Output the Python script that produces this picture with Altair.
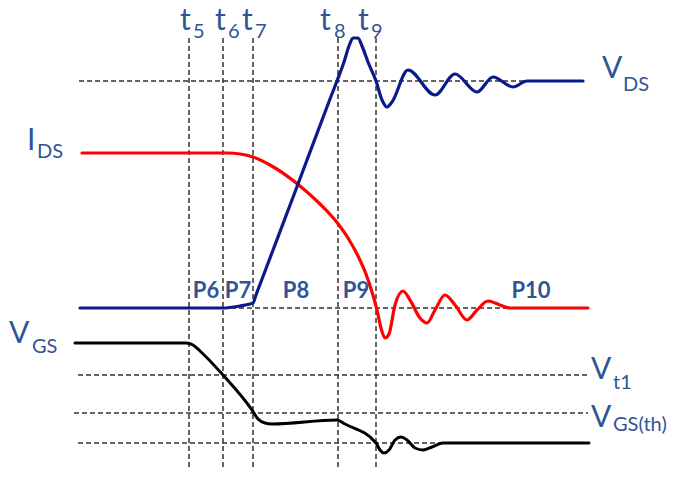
import altair as alt
import pandas as pd

# ---- curves (x, y in picture units: x to the right, y downward) ----
vds_x = [80, 223, 240, 250, 253, 256, 295, 330, 337, 344, 349, 353, 358, 362, 368, 376, 382, 387, 392, 408, 435, 455, 477, 493, 513, 527, 583]
vds_y = [308, 308, 306, 304, 303, 295, 192, 99, 81, 62, 46, 38, 38, 46, 62, 81, 100, 107, 102, 70, 95, 74, 92, 77, 87, 81, 81]

ids_x = [82, 228, 240, 253, 270, 300, 320, 335, 348, 358, 366, 372, 377, 381, 385, 389, 395, 403, 410, 420, 427, 435, 445, 455, 467, 477, 488, 500, 510, 588]
ids_y = [153, 153, 154, 157, 165, 186, 204, 220, 238, 256, 274, 292, 310, 328, 338, 334, 305, 291, 300, 318, 323, 310, 295, 305, 320, 310, 301, 305, 308, 308]

vgs_x = [75, 186, 193, 200, 223, 252, 258, 265, 272, 337, 345, 376, 380, 384, 389, 395, 401, 407, 415, 423, 432, 443, 589]
vgs_y = [343, 343, 345, 351, 375, 410, 419, 423, 424, 420, 424, 443, 450, 453, 450, 440, 437, 440, 448, 450, 447, 443, 443]

# ---- dashed reference lines ----
h_y = [81, 308, 375, 413, 443]
h_x1 = [79, 223, 78, 74, 78]
h_x2 = [583, 510, 590, 588, 440]

v_x = [189, 223, 253, 338, 376]
v_y1 = [38, 38, 38, 38, 38]
v_y2 = [469, 469, 469, 469, 469]

# ---- labels ----
main_text = ["V", "I", "V", "V", "V", "t", "t", "t", "t", "t"]
main_x = [602, 27, 9, 591, 591, 180, 215, 242, 320, 358]
main_y = [78, 150, 343, 379, 427, 30, 30, 30, 30, 30]

sub_text = ["DS", "DS", "GS", "t1", "GS(th)", "5", "6", "7", "8", "9"]
sub_x = [623, 37, 32, 613, 613, 193, 228, 255, 334, 371]
sub_y = [91, 158, 353, 389, 431, 38, 38, 38, 38, 38]

p_text = ["P6", "P7", "P8", "P9", "P10"]
p_x = [206, 238, 296, 356, 531]
p_y = [298, 298, 298, 298, 298]

LABEL = "#2F5597"
FONT = "Lato"

xs = alt.Scale(domain=[8, 675], nice=False, zero=False)
ys = alt.Scale(domain=[469, 8], nice=False, zero=False)

def curve(xv, yv, color, width):
    df = pd.DataFrame({"x": xv, "y": yv, "o": list(range(len(xv)))})
    return alt.Chart(df).mark_line(color=color, strokeWidth=width, interpolate="monotone",
                                   strokeCap="round", strokeJoin="round").encode(
        x=alt.X("x:Q", scale=xs, axis=None),
        y=alt.Y("y:Q", scale=ys, axis=None),
        order="o:Q",
    )

hdf = pd.DataFrame({"y": h_y, "x1": h_x1, "x2": h_x2})
hrules = alt.Chart(hdf).mark_rule(color="#333333", strokeWidth=1.5, strokeDash=[5, 3]).encode(
    x=alt.X("x1:Q", scale=xs, axis=None), x2="x2:Q", y=alt.Y("y:Q", scale=ys, axis=None))

vdf = pd.DataFrame({"x": v_x, "y1": v_y1, "y2": v_y2})
vrules = alt.Chart(vdf).mark_rule(color="#333333", strokeWidth=1.5, strokeDash=[5, 3]).encode(
    x=alt.X("x:Q", scale=xs, axis=None), y=alt.Y("y1:Q", scale=ys, axis=None), y2="y2:Q")

def texts(tx, xv, yv, size, weight="normal", align="left"):
    df = pd.DataFrame({"t": tx, "x": xv, "y": yv})
    return alt.Chart(df).mark_text(font=FONT, fontSize=size, fontWeight=weight, color=LABEL,
                                   align=align, baseline="alphabetic").encode(
        x=alt.X("x:Q", scale=xs, axis=None), y=alt.Y("y:Q", scale=ys, axis=None), text="t:N")

chart = alt.layer(
    hrules, vrules,
    curve(vgs_x, vgs_y, "#000000", 3),
    curve(ids_x, ids_y, "#FF0000", 3.2),
    curve(vds_x, vds_y, "#0B1A8A", 3.2),
    texts(main_text, main_x, main_y, 30),
    texts(sub_text, sub_x, sub_y, 20),
    texts(p_text, p_x, p_y, 22, "bold", "center"),
).properties(
    width=667, height=461, padding=0,
    autosize=alt.AutoSizeParams(type="none"),
    background="white",
).configure_view(stroke=None)

chart.save("out.html", embed_options={"renderer": "svg", "actions": False})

__WRITTEN PROBLEM__.
Leave the pictures out, and print every line of the listing exactly as written.

__EXERCISE ANSWER__.
Output the Python script that produces this picture with Altair.
import altair as alt
import pandas as pd

# ---- curves (x, y in picture units: x to the right, y downward) ----
vds_x = [80, 223, 240, 250, 253, 256, 295, 330, 337, 344, 349, 353, 358, 362, 368, 376, 382, 387, 392, 408, 435, 455, 477, 493, 513, 527, 583]
vds_y = [308, 308, 306, 304, 303, 295, 192, 99, 81, 62, 46, 38, 38, 46, 62, 81, 100, 107, 102, 70, 95, 74, 92, 77, 87, 81, 81]

ids_x = [82, 228, 240, 253, 270, 300, 320, 335, 348, 358, 366, 372, 377, 381, 385, 389, 395, 403, 410, 420, 427, 435, 445, 455, 467, 477, 488, 500, 510, 588]
ids_y = [153, 153, 154, 157, 165, 186, 204, 220, 238, 256, 274, 292, 310, 328, 338, 334, 305, 291, 300, 318, 323, 310, 295, 305, 320, 310, 301, 305, 308, 308]

vgs_x = [75, 186, 193, 200, 223, 252, 258, 265, 272, 337, 345, 376, 380, 384, 389, 395, 401, 407, 415, 423, 432, 443, 589]
vgs_y = [343, 343, 345, 351, 375, 410, 419, 423, 424, 420, 424, 443, 450, 453, 450, 440, 437, 440, 448, 450, 447, 443, 443]

# ---- dashed reference lines ----
h_y = [81, 308, 375, 413, 443]
h_x1 = [79, 223, 78, 74, 78]
h_x2 = [583, 510, 590, 588, 440]

v_x = [189, 223, 253, 338, 376]
v_y1 = [38, 38, 38, 38, 38]
v_y2 = [469, 469, 469, 469, 469]

# ---- labels ----
main_text = ["V", "I", "V", "V", "V", "t", "t", "t", "t", "t"]
main_x = [602, 27, 9, 591, 591, 180, 215, 242, 320, 358]
main_y = [78, 150, 343, 379, 427, 30, 30, 30, 30, 30]

sub_text = ["DS", "DS", "GS", "t1", "GS(th)", "5", "6", "7", "8", "9"]
sub_x = [623, 37, 32, 613, 613, 193, 228, 255, 334, 371]
sub_y = [91, 158, 353, 389, 431, 38, 38, 38, 38, 38]

p_text = ["P6", "P7", "P8", "P9", "P10"]
p_x = [206, 238, 296, 356, 531]
p_y = [298, 298, 298, 298, 298]

LABEL = "#2F5597"
FONT = "Lato"

xs = alt.Scale(domain=[8, 675], nice=False, zero=False)
ys = alt.Scale(domain=[469, 8], nice=False, zero=False)

def curve(xv, yv, color, width):
    df = pd.DataFrame({"x": xv, "y": yv, "o": list(range(len(xv)))})
    return alt.Chart(df).mark_line(color=color, strokeWidth=width, interpolate="monotone",
                                   strokeCap="round", strokeJoin="round").encode(
        x=alt.X("x:Q", scale=xs, axis=None),
        y=alt.Y("y:Q", scale=ys, axis=None),
        order="o:Q",
    )

hdf = pd.DataFrame({"y": h_y, "x1": h_x1, "x2": h_x2})
hrules = alt.Chart(hdf).mark_rule(color="#333333", strokeWidth=1.5, strokeDash=[5, 3]).encode(
    x=alt.X("x1:Q", scale=xs, axis=None), x2="x2:Q", y=alt.Y("y:Q", scale=ys, axis=None))

vdf = pd.DataFrame({"x": v_x, "y1": v_y1, "y2": v_y2})
vrules = alt.Chart(vdf).mark_rule(color="#333333", strokeWidth=1.5, strokeDash=[5, 3]).encode(
    x=alt.X("x:Q", scale=xs, axis=None), y=alt.Y("y1:Q", scale=ys, axis=None), y2="y2:Q")

def texts(tx, xv, yv, size, weight="normal", align="left"):
    df = pd.DataFrame({"t": tx, "x": xv, "y": yv})
    return alt.Chart(df).mark_text(font=FONT, fontSize=size, fontWeight=weight, color=LABEL,
                                   align=align, baseline="alphabetic").encode(
        x=alt.X("x:Q", scale=xs, axis=None), y=alt.Y("y:Q", scale=ys, axis=None), text="t:N")

chart = alt.layer(
    hrules, vrules,
    curve(vgs_x, vgs_y, "#000000", 3),
    curve(ids_x, ids_y, "#FF0000", 3.2),
    curve(vds_x, vds_y, "#0B1A8A", 3.2),
    texts(main_text, main_x, main_y, 30),
    texts(sub_text, sub_x, sub_y, 20),
    texts(p_text, p_x, p_y, 22, "bold", "center"),
).properties(
    width=667, height=461, padding=0,
    autosize=alt.AutoSizeParams(type="none"),
    background="white",
).configure_view(stroke=None)

chart.save("out.html", embed_options={"renderer": "svg", "actions": False})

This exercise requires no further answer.